Exercise goal: Pictures stay out. Extract the lines below from the first one through the line with "ax.add_patch(Rectangle((2, 130), W", both included.

Given records:
****************
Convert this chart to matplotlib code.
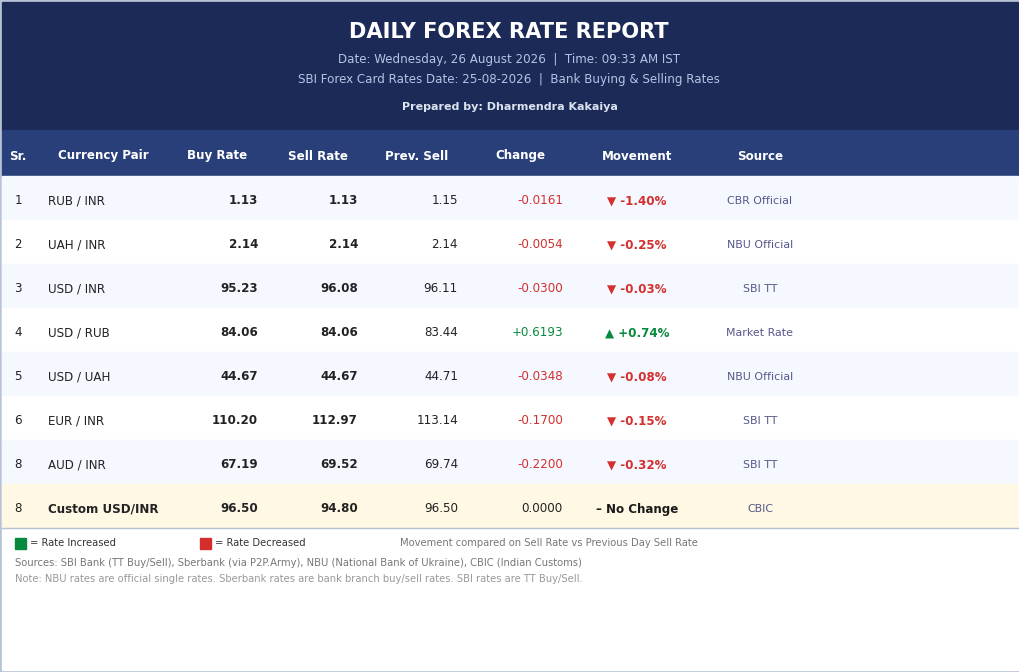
import matplotlib.pyplot as plt
from matplotlib.patches import Rectangle

plt.rcParams["font.family"] = ["DejaVu Sans"]

# table data
sr_no = ["1", "2", "3", "4", "5", "6", "8", "8"]
pairs = ["RUB / INR", "UAH / INR", "USD / INR", "USD / RUB", "USD / UAH",
         "EUR / INR", "AUD / INR", "Custom USD/INR"]
buy_rate = [1.13, 2.14, 95.23, 84.06, 44.67, 110.20, 67.19, 96.50]
sell_rate = [1.13, 2.14, 96.08, 84.06, 44.67, 112.97, 69.52, 94.80]
prev_sell = [1.15, 2.14, 96.11, 83.44, 44.71, 113.14, 69.74, 96.50]
change = [-0.0161, -0.0054, -0.0300, 0.6193, -0.0348, -0.1700, -0.2200, 0.0]
change_pct = [-1.40, -0.25, -0.03, 0.74, -0.08, -0.15, -0.32, None]
sources = ["CBR Official", "NBU Official", "SBI TT", "Market Rate", "NBU Official",
           "SBI TT", "SBI TT", "CBIC"]
headers = ["Sr.", "Currency Pair", "Buy Rate", "Sell Rate", "Prev. Sell",
           "Change", "Movement", "Source"]

W, H = 1020, 672
NAVY = "#1b2a57"
BAND = "#283f79"
RED = "#d32f2f"
GREEN = "#078a3e"
EDGE = "#b6c1d6"
FS = 8.6

fig = plt.figure(figsize=(W / 100, H / 100), dpi=100)
ax = fig.add_axes([0, 0, 1, 1])
ax.set_xlim(0, W)
ax.set_ylim(H, 0)
ax.axis("off")

ax.add_patch(Rectangle((0, 0), W, H, color=EDGE))
ax.add_patch(Rectangle((2, 2), W - 4, H - 4, color="white"))
ax.add_patch(Rectangle((2, 2), W - 4, 128, color=NAVY))
ax.add_patch(Rectangle((2, 130), W - 4, 46, color=BAND))

# title block
ax.text(509, 32, "DAILY FOREX RATE REPORT", color="white", fontsize=15.1,
        fontweight="bold", ha="center", va="center")
ax.text(509, 60, "Date: Wednesday, 26 August 2026  |  Time: 09:33 AM IST",
        color="#b4c4e4", fontsize=FS, ha="center", va="center")
ax.text(509, 80, "SBI Forex Card Rates Date: 25-08-2026  |  Bank Buying & Selling Rates",
        color="#b4c4e4", fontsize=FS, ha="center", va="center")
ax.text(510, 107, "Prepared by: Dharmendra Kakaiya", color="#dce3f0", fontsize=8,
        fontweight="bold", ha="center", va="center")

# column headers
head_x = [18, 103, 217, 318, 417, 520, 637, 760]
for hx, h in zip(head_x, headers):
    ax.text(hx, 156, h, color="white", fontsize=FS, fontweight="bold",
            ha="center", va="center")

row_h = 44
top = 176
n = len(pairs)
for i in range(n):
    y0 = top + i * row_h
    last = i == n - 1
    if last:
        bg = "#fef8e4"
    elif i % 2 == 0:
        bg = "#f5f8ff"
    else:
        bg = "white"
    ax.add_patch(Rectangle((2, y0), W - 4, row_h, color=bg))
    yc = y0 + row_h / 2 + 3
    ax.text(18, yc, sr_no[i], color="#222222", fontsize=FS, ha="center", va="center")
    ax.text(48, yc, pairs[i], color="#222222", fontsize=FS, ha="left", va="center",
            fontweight="bold" if last else "normal")
    ax.text(258, yc, f"{buy_rate[i]:.2f}", color="#222222", fontsize=FS,
            fontweight="bold", ha="right", va="center")
    ax.text(358, yc, f"{sell_rate[i]:.2f}", color="#222222", fontsize=FS,
            fontweight="bold", ha="right", va="center")
    ax.text(458, yc, f"{prev_sell[i]:.2f}", color="#222222", fontsize=FS,
            ha="right", va="center")
    c = change[i]
    if c > 0:
        ccol, ctxt = GREEN, f"+{c:.4f}"
    elif c < 0:
        ccol, ctxt = RED, f"{c:.4f}"
    else:
        ccol, ctxt = "#222222", f"{c:.4f}"
    ax.text(563, yc, ctxt, color=ccol, fontsize=FS, ha="right", va="center")
    p = change_pct[i]
    if p is None:
        ax.text(637, yc, "\u2013 No Change", color="#1a1a1a", fontsize=FS,
                fontweight="bold", ha="center", va="center")
    elif p > 0:
        ax.text(637, yc, f"\u25b2 +{p:.2f}%", color=GREEN, fontsize=FS,
                fontweight="bold", ha="center", va="center")
    else:
        ax.text(637, yc, f"\u25bc {p:.2f}%", color=RED, fontsize=FS,
                fontweight="bold", ha="center", va="center")
    ax.text(760, yc, sources[i], color="#55588a", fontsize=7.9, ha="center", va="center")

ax.plot([2, W - 2], [top + n * row_h, top + n * row_h], color=EDGE, lw=1)

# footer legend
FF = 7.2
ax.add_patch(Rectangle((15, 538), 11, 11, color=GREEN))
ax.text(30, 543, "= Rate Increased", color="#333333", fontsize=FF, va="center")
ax.add_patch(Rectangle((200, 538), 11, 11, color=RED))
ax.text(215, 543, "= Rate Decreased", color="#333333", fontsize=FF, va="center")
ax.text(400, 543, "Movement compared on Sell Rate vs Previous Day Sell Rate",
        color="#777777", fontsize=FF, va="center")
ax.text(15, 563, "Sources: SBI Bank (TT Buy/Sell), Sberbank (via P2P.Army), "
        "NBU (National Bank of Ukraine), CBIC (Indian Customs)",
        color="#777777", fontsize=FF, va="center")
ax.text(15, 579, "Note: NBU rates are official single rates. Sberbank rates are bank "
        "branch buy/sell rates. SBI rates are TT Buy/Sell.",
        color="#999999", fontsize=FF, va="center")

fig.savefig("out.png", dpi=100)
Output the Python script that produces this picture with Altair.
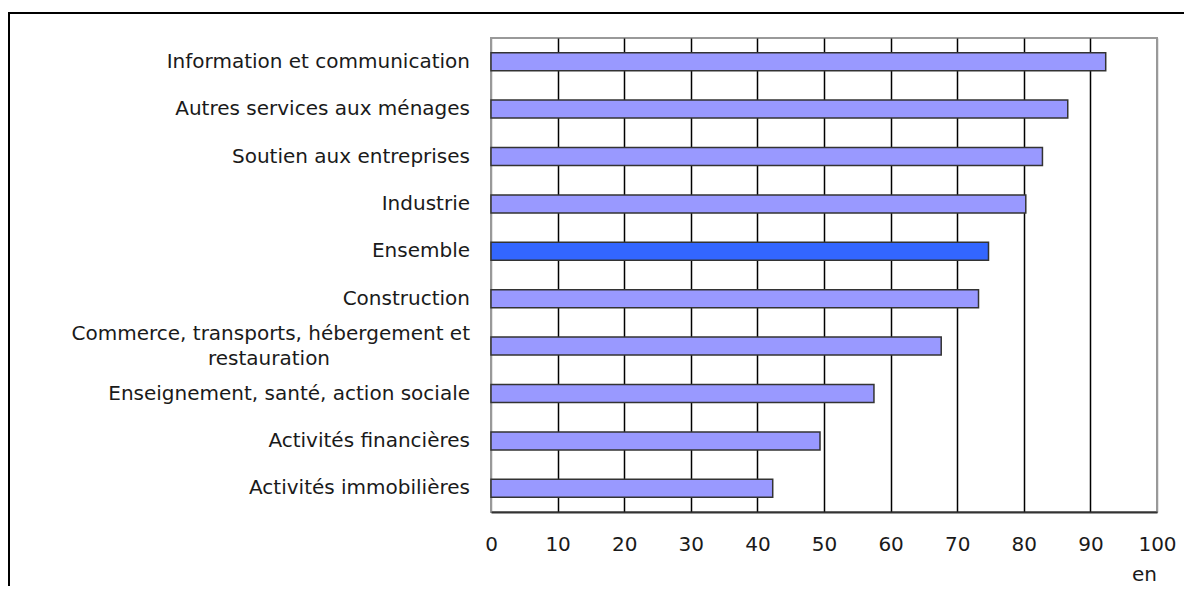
import altair as alt
import pandas as pd

categories = [
    "Information et communication",
    "Autres services aux ménages",
    "Soutien aux entreprises",
    "Industrie",
    "Ensemble",
    "Construction",
    "Commerce, transports, hébergement et restauration",
    "Enseignement, santé, action sociale",
    "Activités financières",
    "Activités immobilières",
]
values = [92.3, 86.6, 82.8, 80.3, 74.7, 73.2, 67.6, 57.5, 49.4, 42.3]
wrapped_category = "Commerce, transports, hébergement et restauration"
wrapped_lines = ["Commerce, transports, hébergement et", "restauration"]
x_ticks = [0, 10, 20, 30, 40, 50, 60, 70, 80, 90, 100]
x_unit = "en"

df = pd.DataFrame({"cat": categories, "val": values})
wrap_df = pd.DataFrame(
    {"cat": [wrapped_category] * len(wrapped_lines), "line": wrapped_lines, "n": [0, 1]}
)
frame = pd.DataFrame({"k": [0]})

FONT = "DejaVu Sans"
LABEL_SIZE = 20
TEXT_COLOR = "#1a1a1a"

y_enc = alt.Y("cat:N", sort=categories, title=None, axis=None)

bars = alt.Chart(df).mark_bar(size=18, stroke="#333333", strokeWidth=1.5).encode(
    y=y_enc,
    x=alt.X(
        "val:Q",
        scale=alt.Scale(domain=[0, 100], nice=False),
        axis=alt.Axis(
            values=x_ticks,
            title=x_unit,
            titleFont=FONT,
            titleFontSize=20,
            titleFontWeight="normal",
            titleColor=TEXT_COLOR,
            titleX=653,
            titleY=68,
            titleAlign="center",
            titleBaseline="alphabetic",
            labelFont=FONT,
            labelFontSize=20,
            labelColor=TEXT_COLOR,
            labelPadding=22,
            labelFlush=False,
            labelOverlap=False,
            ticks=False,
            domain=True,
            domainColor="#333333",
            domainWidth=2,
            grid=True,
            gridColor=alt.condition(
                "datum.value == 0 || datum.value == 100",
                alt.value("#999999"),
                alt.value("#000000"),
            ),
            gridWidth=1.5,
            gridOpacity=1,
        ),
    ),
    color=alt.condition(
        alt.datum.cat == "Ensemble", alt.value("#3366FF"), alt.value("#9999FF")
    ),
)

labels_main = (
    alt.Chart(df)
    .transform_filter(alt.datum.cat != wrapped_category)
    .mark_text(align="right", baseline="middle", font=FONT, fontSize=LABEL_SIZE, color=TEXT_COLOR)
    .encode(y=y_enc, x=alt.value(-21), text="cat:N")
)
label_line1 = (
    alt.Chart(wrap_df)
    .transform_filter(alt.datum.n == 0)
    .mark_text(align="right", baseline="middle", dy=-12.5, font=FONT, fontSize=LABEL_SIZE, color=TEXT_COLOR)
    .encode(y=y_enc, x=alt.value(-21), text="line:N")
)
label_line2 = (
    alt.Chart(wrap_df)
    .transform_filter(alt.datum.n == 1)
    .mark_text(align="center", baseline="middle", dy=12.5, font=FONT, fontSize=LABEL_SIZE, color=TEXT_COLOR)
    .encode(y=y_enc, x=alt.value(-222), text="line:N")
)

frame_v = alt.Chart(frame).mark_rule(color="#000000", strokeWidth=2).encode(
    x=alt.value(-482), y=alt.value(-25), y2=alt.value(560)
)
frame_h = alt.Chart(frame).mark_rule(color="#000000", strokeWidth=2).encode(
    x=alt.value(-483), x2=alt.value(700), y=alt.value(-25)
)

chart = (
    alt.layer(bars, labels_main, label_line1, label_line2, frame_v, frame_h)
    .properties(
        width=666,
        height=474,
        padding={"left": 483, "top": 30, "right": 27, "bottom": 74},
        autosize=alt.AutoSizeParams(type="none"),
        background="white",
    )
    .configure_view(stroke="#999999", strokeWidth=2)
)

chart.save("out.html", embed_options={"renderer": "svg", "actions": False})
****************
Exercise output:
Convert this chart to matplotlib code.
import matplotlib.pyplot as plt
from matplotlib.patches import Rectangle

plt.rcParams["font.family"] = ["DejaVu Sans"]

# table data
sr_no = ["1", "2", "3", "4", "5", "6", "8", "8"]
pairs = ["RUB / INR", "UAH / INR", "USD / INR", "USD / RUB", "USD / UAH",
         "EUR / INR", "AUD / INR", "Custom USD/INR"]
buy_rate = [1.13, 2.14, 95.23, 84.06, 44.67, 110.20, 67.19, 96.50]
sell_rate = [1.13, 2.14, 96.08, 84.06, 44.67, 112.97, 69.52, 94.80]
prev_sell = [1.15, 2.14, 96.11, 83.44, 44.71, 113.14, 69.74, 96.50]
change = [-0.0161, -0.0054, -0.0300, 0.6193, -0.0348, -0.1700, -0.2200, 0.0]
change_pct = [-1.40, -0.25, -0.03, 0.74, -0.08, -0.15, -0.32, None]
sources = ["CBR Official", "NBU Official", "SBI TT", "Market Rate", "NBU Official",
           "SBI TT", "SBI TT", "CBIC"]
headers = ["Sr.", "Currency Pair", "Buy Rate", "Sell Rate", "Prev. Sell",
           "Change", "Movement", "Source"]

W, H = 1020, 672
NAVY = "#1b2a57"
BAND = "#283f79"
RED = "#d32f2f"
GREEN = "#078a3e"
EDGE = "#b6c1d6"
FS = 8.6

fig = plt.figure(figsize=(W / 100, H / 100), dpi=100)
ax = fig.add_axes([0, 0, 1, 1])
ax.set_xlim(0, W)
ax.set_ylim(H, 0)
ax.axis("off")

ax.add_patch(Rectangle((0, 0), W, H, color=EDGE))
ax.add_patch(Rectangle((2, 2), W - 4, H - 4, color="white"))
ax.add_patch(Rectangle((2, 2), W - 4, 128, color=NAVY))
ax.add_patch(Rectangle((2, 130), W - 4, 46, color=BAND))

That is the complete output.